Houdini, if you actually look at the 'reloaded' x-line, it's hardly throwing out Grant's X-stuff, but rather using every possible scrap in each title.
Okay. I can see what you're getting at here, but I disagree.
I think it's a matter of what you consider to be the baby and what you consider to be the bathwater.
Sure, they're using the Genosha destruction, Magneto, Xorn, Weapon Plus and all that stuff. But the way in which their using these things serves to sever these things from the meaning and purpose that they served in New X meN -- leaving only hollow shells.
Xorn, if anything, was a lesson on our own willingness to be deceived. The readers, the X-Men, ultimately even Magneto are taken in by the carefully crafted image of this Chinese holy man. The high point of Planet X (for me) was when Magneto reveals this and mocks us for it -- "A man with a star for a brain ... I thought it was too obvious."
Under the new administration, Xorn is not only an actual character but, ironically, even more of a stereotype. How can the real Xorn be more two-dimensional, shallow and uninteresting than Magneto-pretending-to-be-Xorn?
In New X meN Morrisson shows us a world without Magneto. He shows us an X-Men without Magneto and even glimpses of a world where the X-Men temporarily abandon their old paradigm. For a moment we get to imagine that they really are working towards peace and integration and that some progress is genuinely possible. With Mags' death-speech in 'Ambient Magnetic Fields' Morrisson shows us the power Mags can have as a martyr. Then, once he's convinced us that a world without Magneto is a better world he brings the villain back and hammers home the point that Magneto's time has passed. (While I felt there were other ways to make Magneto a decent character, ever since (New) X-Men #1 and the massive retcon which wiped away the decent man of UXM #150-250 there really hasn't been a Magneto worth saving. So I think Morrisson's critique is totally OTM.) And yet the Management have decided to save him anyway, undoing the critique of 'Planet X' and bringing us yet another multi-Magneto catastrophe.
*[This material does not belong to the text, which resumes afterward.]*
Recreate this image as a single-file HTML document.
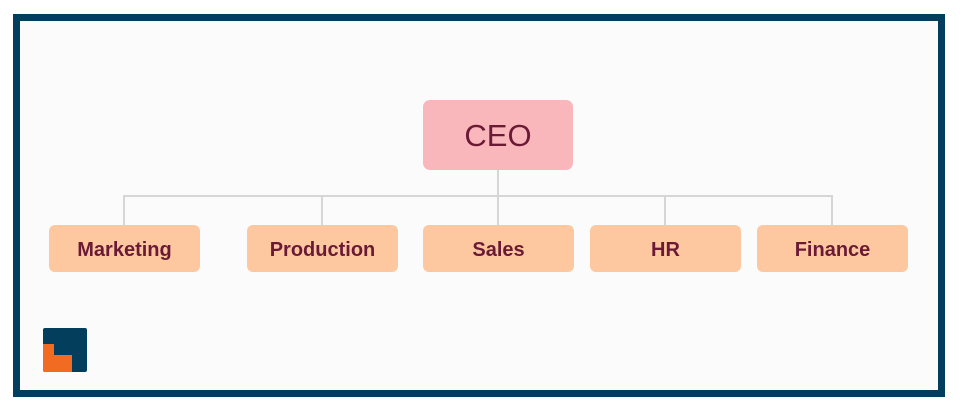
<!DOCTYPE html>
<html><head><meta charset="utf-8"><style>
html,body{margin:0;padding:0;background:#fff;}
body{width:960px;height:410px;position:relative;overflow:hidden;font-family:"Liberation Sans",sans-serif;}
.frame{position:absolute;left:13px;top:14px;width:918px;height:369px;border:7px solid #033f5c;background:#fbfbfb;}
.b{position:absolute;height:47px;width:151px;background:#fdc89f;border-radius:6px;color:#6b1a36;font-size:20px;font-weight:bold;display:flex;align-items:center;justify-content:center;top:225px;padding-top:4px;box-sizing:border-box;}
.ceo{position:absolute;left:423px;top:100px;width:150px;height:70px;background:#f9b6bb;border-radius:7px;color:#6b1a36;font-size:31px;display:flex;align-items:center;justify-content:center;padding-top:2px;box-sizing:border-box;}
.l{position:absolute;background:#d6d6d6;}
</style></head><body>
<div class="frame"></div>
<div class="l" style="left:497px;top:170px;width:2px;height:55px"></div>
<div class="l" style="left:123px;top:195px;width:710px;height:2px"></div>
<div class="l" style="left:123px;top:195px;width:2px;height:30px"></div>
<div class="l" style="left:321px;top:195px;width:2px;height:30px"></div>
<div class="l" style="left:664px;top:195px;width:2px;height:30px"></div>
<div class="l" style="left:831px;top:195px;width:2px;height:30px"></div>
<div class="ceo">CEO</div>
<div class="b" style="left:49px">Marketing</div>
<div class="b" style="left:247px">Production</div>
<div class="b" style="left:423px">Sales</div>
<div class="b" style="left:590px">HR</div>
<div class="b" style="left:757px">Finance</div>
<svg style="position:absolute;left:43px;top:328px" width="44" height="44" viewBox="0 0 44 44">
<rect x="0" y="0" width="44" height="44" rx="2" fill="#033f5c"/>
<path d="M0 16 H11 V27 H29 V44 H2 Q0 44 0 42 Z" fill="#f26b22"/>
</svg>
</body></html>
All in all, the point of New X meN (by my reading) was to show how the X-Men could become something exciting, something new, something fresh once again. Yes, many of the plot elements of those stories are being recycled in Reload. But the manner of the treatment serves to strip mine them of their meaning and integrity, cutting away the point of Xorn, of Planet X, of Weapon Plus, and rendering them part of the "same old same old" that they were intended to replace.